Willem Alexander (Sander) van Eerten geboren op 15 oktober 1885 was wagenmaker van beroep. In zijn jonge jaren leerde hij het vak bij Köhler in Zutphen, daarna werkte hij vele jaren bij Veth in Arnhem.
Anno 1924 begon hij voor zichzelf. Hij nam de bestaande wagenmakerij van Dronkelaar over op de hoek van de Grotestraat en de Torenstraat in Ede. In 1927 kwam z'n broer Egbertus (Bertus) in de zaak. De Edesche Carrosserie Fabriek verhuisde begin jaren dertig naar de Brouwerstraat in Ede.
In het begin werden alleen boerenwagens gemaakt maar omstreeks 1926 werd voor het eerst een laadbak op een auto-onderstel gemaakt, voor zover bekend een T-Ford. De afnemer was garage Bakker in Wageningen. Een tweede auto voor bodedienst Holland volgde en kort daarna werden er ook personen-, en andere vrachtwagens gebouwd.

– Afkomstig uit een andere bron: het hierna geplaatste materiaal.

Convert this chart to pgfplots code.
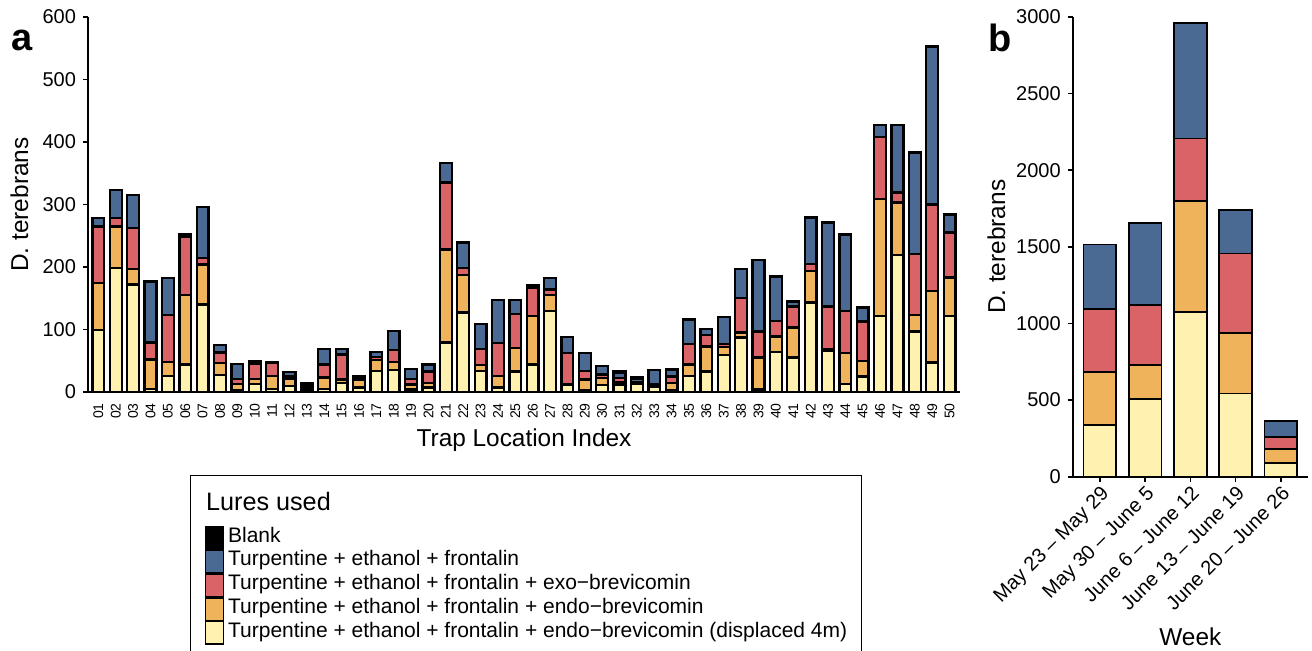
\documentclass[border=0pt]{standalone}
\usepackage{fontspec}
\setmainfont{Liberation Sans}
\usepackage{pgfplots}
\usepackage{pgfplotstable}
\pgfplotsset{compat=1.18}
\definecolor{cY}{HTML}{FFF1AF}
\definecolor{cO}{HTML}{EEB35B}
\definecolor{cR}{HTML}{D96366}
\definecolor{cB}{HTML}{4A6A94}
\pgfplotsset{leg/.style={legend image code/.code={\draw[##1,line width=0.7pt] (0pt,-5.6pt) rectangle (9pt,5.6pt);}}}

\pgfplotstableread{
x Y O R B K
1 99 75 91 13 0
2 198 67 13 45 0
3 172 25 65 53 0
4 5 47 27 98 0
5 26 22 75 59 0
6 44 111 93 3 2
7 140 64 10 82 0
8 27 19 17 12 0
9 3 10 8 24 0
10 13 8 24 1 3
11 5 21 21 1 0
12 10 11 4 7 0
13 4 0 0 0 10
14 5 18 21 25 0
15 14 6 40 9 0
16 7 12 1 2 3
17 34 17 5 8 0
18 35 13 19 31 0
19 4 8 9 16 0
20 7 7 19 11 0
21 79 149 107 31 0
22 127 60 11 41 0
23 34 9 26 40 0
24 7 19 52 69 0
25 33 37 55 22 0
26 44 78 45 2 2
27 130 25 9 18 0
28 11 1 50 26 0
29 3 17 14 28 0
30 11 11 6 14 0
31 12 4 6 9 2
32 13 1 1 6 2
33 8 2 3 22 0
34 3 11 11 11 0
35 26 18 33 39 0
36 33 40 18 10 0
37 59 13 5 43 0
38 87 8 55 47 0
39 4 51 42 114 0
40 64 25 25 71 0
41 55 48 34 8 0
42 143 51 11 74 0
43 66 2 69 134 0
44 13 49 68 122 0
45 25 25 63 22 0
46 122 187 99 19 0
47 219 84 16 108 0
48 97 26 98 162 0
49 47 115 138 253 0
50 122 61 72 29 0
}\dataA

\pgfplotstableread{
x Y O R B
1 335 350 408 422
2 507 221 392 537
3 1076 722 409 754
4 543 396 518 282
5 91 89 81 102
}\dataB

\begin{document}
\begin{tikzpicture}
\useasboundingbox (0,0) rectangle (656pt,-325pt);
\begin{axis}[
  at={(44pt,-196pt)}, anchor=south west,
  scale only axis, width=436pt, height=187.5pt,
  ybar stacked, bar width=0.68,
  xmin=0.4, xmax=50.6, ymin=0, ymax=600,
  axis lines*=left,
  axis line style={line width=0.9pt, black},
  tick align=outside, major tick length=2.5pt,
  xtick={1,...,50},
  xticklabels={01,02,03,04,05,06,07,08,09,10,11,12,13,14,15,16,17,18,19,20,21,22,23,24,25,26,27,28,29,30,31,32,33,34,35,36,37,38,39,40,41,42,43,44,45,46,47,48,49,50},
  xtick style={draw=none},
  xticklabel style={rotate=90, anchor=east, font=\fontsize{7}{7}\selectfont, inner sep=3pt},
  ytick={0,100,...,600},
  ytick style={line width=0.8pt, black},
  yticklabel style={font=\fontsize{10}{10}\selectfont},
  /pgf/number format/assume math mode=true,
  every axis y label/.style={at={(axis description cs:-0.0688,0.5)}, rotate=90, anchor=base, inner sep=0pt, font=\fontsize{12.2}{13}\selectfont},
  every axis x label/.style={at={(axis description cs:0.5,-0.1459)}, anchor=base, inner sep=0pt, font=\fontsize{12.2}{13}\selectfont},
  ylabel={D. terebrans},
  xlabel={Trap Location Index},
  reverse legend,
  legend cell align=left,
  legend style={at={(axis description cs:0.117,-0.2213)}, anchor=north west,
    draw=black, line width=0.7pt, inner xsep=7pt, inner ysep=9.5pt,
    row sep=0pt, column sep=2pt,
    font=\fontsize{10.5}{11.5}\selectfont,
    nodes={inner sep=0pt, text height=8pt, text depth=3.5pt}},
]
\addplot[fill=cY, draw=black, line width=1.15pt, leg] table[x=x,y=Y] {\dataA};
\addlegendentry{Turpentine + ethanol + frontalin + endo−brevicomin (displaced 4m)}
\addplot[fill=cO, draw=black, line width=1.15pt, leg] table[x=x,y=O] {\dataA};
\addlegendentry{Turpentine + ethanol + frontalin + endo−brevicomin}
\addplot[fill=cR, draw=black, line width=1.15pt, leg] table[x=x,y=R] {\dataA};
\addlegendentry{Turpentine + ethanol + frontalin + exo−brevicomin}
\addplot[fill=cB, draw=black, line width=1.15pt, leg] table[x=x,y=B] {\dataA};
\addlegendentry{Turpentine + ethanol + frontalin}
\addplot[fill=black, draw=black, line width=1.15pt, leg] table[x=x,y=K] {\dataA};
\addlegendentry{Blank}
\addlegendimage{empty legend}
\addlegendentry[text depth=7.5pt]{\hspace*{-11pt}\fontsize{12.6}{13}\selectfont Lures used}
\end{axis}

\begin{axis}[
  at={(536.35pt,-238.35pt)}, anchor=south west,
  scale only axis, width=117.65pt, height=229.85pt,
  ybar stacked, bar width=0.72,
  xmin=0.4, xmax=5.6, ymin=0, ymax=3000,
  axis lines*=left,
  axis line style={line width=0.9pt, black},
  tick align=outside, major tick length=2.5pt,
  tick style={line width=0.8pt, black},
  xtick={1,...,5},
  xticklabels={May 23 – May 29, May 30 – June 5, June 6 – June 12, June 13 – June 19, June 20 – June 26},
  xticklabel style={rotate=45, anchor=north east, font=\fontsize{10}{10}\selectfont, inner sep=1pt},
  ytick={0,500,...,3000},
  yticklabel style={font=\fontsize{10}{10}\selectfont},
  /pgf/number format/assume math mode=true,
  /pgf/number format/set thousands separator={},
  every axis y label/.style={at={(axis description cs:-0.2877,0.5)}, rotate=90, anchor=base, inner sep=0pt, font=\fontsize{12.2}{13}\selectfont},
  every axis x label/.style={at={(axis description cs:0.5,-0.3661)}, anchor=base, inner sep=0pt, font=\fontsize{12.2}{13}\selectfont},
  ylabel={D. terebrans},
  xlabel={Week},
]
\addplot[fill=cY, draw=black, line width=0.9pt] table[x=x,y=Y] {\dataB};
\addplot[fill=cO, draw=black, line width=0.9pt] table[x=x,y=O] {\dataB};
\addplot[fill=cR, draw=black, line width=0.9pt] table[x=x,y=R] {\dataB};
\addplot[fill=cB, draw=black, line width=0.9pt] table[x=x,y=B] {\dataB};
\end{axis}

\node[anchor=base, font=\fontsize{19}{19}\selectfont\bfseries] at (10.8pt,-25pt) {a};
\node[anchor=base, font=\fontsize{19}{19}\selectfont\bfseries] at (500pt,-25.5pt) {b};
\end{tikzpicture}
\end{document}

In 1929 werden de eerste autobussen gebouwd. De eerste klant was een bedrijf te Dieren en al spoedig kwamen er orders uit Arnhem (Matser) en Hilversum (Gooilander).
Blijkbaar werd in de eerste jaren het laswerk uitbesteed, zie bv onderstaand krantenbericht van 11 juni 1932
"Edesche Carrosseriefabriek aan Brouwersstraat van gebroeders Van Eerten bouwt touringcar. Willemsen – Torenstraat, leverde de ijzeren onderbouw".
De gebroeders van Eerten bewezen behalve hun vak ook hun tijd te verstaan. Al voor de oorlog exposeerden ze hun producten op de RAI-tentoonstelling. Ook na de oorlog gaven ze daar acte de presence. Waren de eerste bussen nog hoekig en eenvoudig, later werden het sierlijke en gestroomlijnde wagens.
Eind 1953 werd het pand van schilder Brouwer aan de Ketelstraat gekocht. Hier werd de spuiterij gevestigd.
Behalve bussen werden tot de jaren zestig jaren ook bestelwagens, vrachtauto's en opleggers gebouwd. Zo werden voor de PTT meerdere Opel Blitz ingericht als meetwagen, voor Slachterij en Vleeswarenfabriek Stroomberg uit Ede een Volkswagen Transporter de laadruimte geheel bekleed met polyester en voor Houthandel Tulp Krüpp trekkers voorzien van een cabine en opleggers gebouwd voor het houttransport.
De maatschappelijke ontwikkelingen maakten rond 1960 een einde aan de bouw van autobussen. De concurrentie van grote binnenlandse, maar ook Belgische autobusbouwers was er de oorzaak van dat men met de bouw van bussen stopte. In 1960 overleed Bertus en kwam de leiding van het bedrijf steeds meer terecht bij de zoon van Sander; Gerrit Peter van Eerten. Het bedrijf is toen overgeschakeld op schadeherstel van personenwagens en bestelbusjes en in deze branche is het bedrijf (met een van de eerste spuitcabines in Nederland) succesvol geweest. Als gevolg van de herinrichting van het centrum van Ede moest het pand aan de Brouwerstraat worden verlaten en werd het bedrijf begin 1973 opgeheven.